Eine Untersuchung der Lohnentwicklungen seit Beginn der Pandemie zeige, dass der zugrundeliegende Lohnzuwachs bisher "relativ moderat" gewesen sei und derzeit nahe an seinem langfristigen Trend liege, so die Institution am Montag in einem Artikel, der in ihrem Wirtschaftsbulletin veröffentlicht wird.

Mit Blick auf die kommenden Quartale sei jedoch zu erwarten, dass das Lohnwachstum “im Vergleich zu historischen Mustern sehr stark” sein wird, hiess es. “Dies spiegelt robuste Arbeitsmärkte wider, die bisher nicht wesentlich von der Konjunkturabschwächung betroffen waren, sowie Erhöhungen der nationalen Mindestlöhne und einen gewissen Aufholprozess zwischen Löhnen und hohen Inflationsraten.“

Der Preisanstieg lag in den letzten anderthalb Jahren über dem 2 Prozent-Ziel der EZB und stieg Ende 2022 auf über 10 Prozent. Zwar hat die Inflation seither ihren Höchststand wieder unterschritten, aber die Kerninflation erreichte im Dezember ein Rekordhoch.

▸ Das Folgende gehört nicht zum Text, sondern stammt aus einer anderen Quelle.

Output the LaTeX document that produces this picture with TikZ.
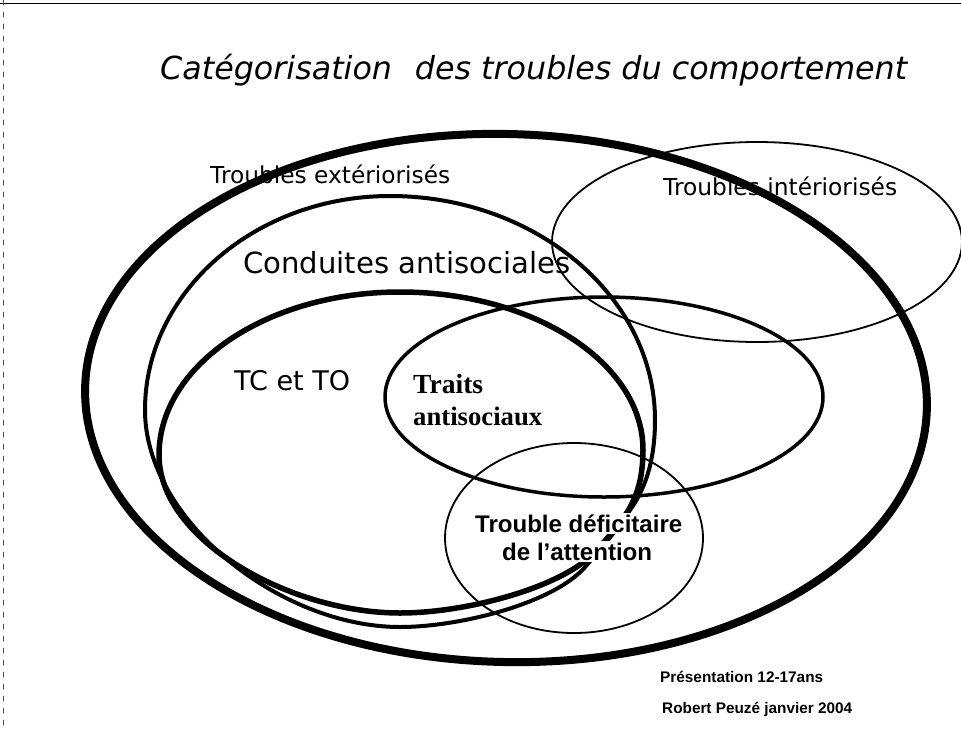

Während Prognosen zufolge eine Inflation von 2 Prozent bis Ende 2025 nicht zu erreichen sein wird und die Gewerkschaften auf grosszügige Lohnabschlüsse drängen, hat die EZB eine beispiellose Serie von Zinserhöhungen vorgenommen, die den Einlagensatz im letzten Monat auf 2 Prozent ansteigen liess.

Lohn-/Preis-Spirale vermeiden

Präsidentin Christine Lagarde hat eine weitere Anhebung um einen halben Prozentpunkt auf der Februar-Sitzung angekündigt — “und möglicherweise auf der nächsten” — um eine Lohn-Preis-Spirale zu vermeiden. Ein schwächeres Wirtschaftswachstum dürfte in nächster Zeit kaum helfen, zumal der Mangel an qualifizierten Arbeitskräften die Unternehmen dazu veranlasst, ihre Mitarbeiter zu halten und sie gut zu bezahlen.

Nach den Worten von EZB-Chefvolkswirt Philipp Lane wird es mehrere Jahre dauern, bis sich die Löhne und Gehälter vollständig an die jüngsten Schocks angepasst haben. Die Beobachtung der Löhne und Gehälter sei ein wichtiger Bestandteil des Verständnisses der Inflationsentwicklung. In ihrem Artikel erklärte die EZB, es gebe “Anzeichen für ein stärkeres Lohnwachstum in den Dienstleistungssektoren”, vor allem in den Sektoren, in denen es an Personal fehlt.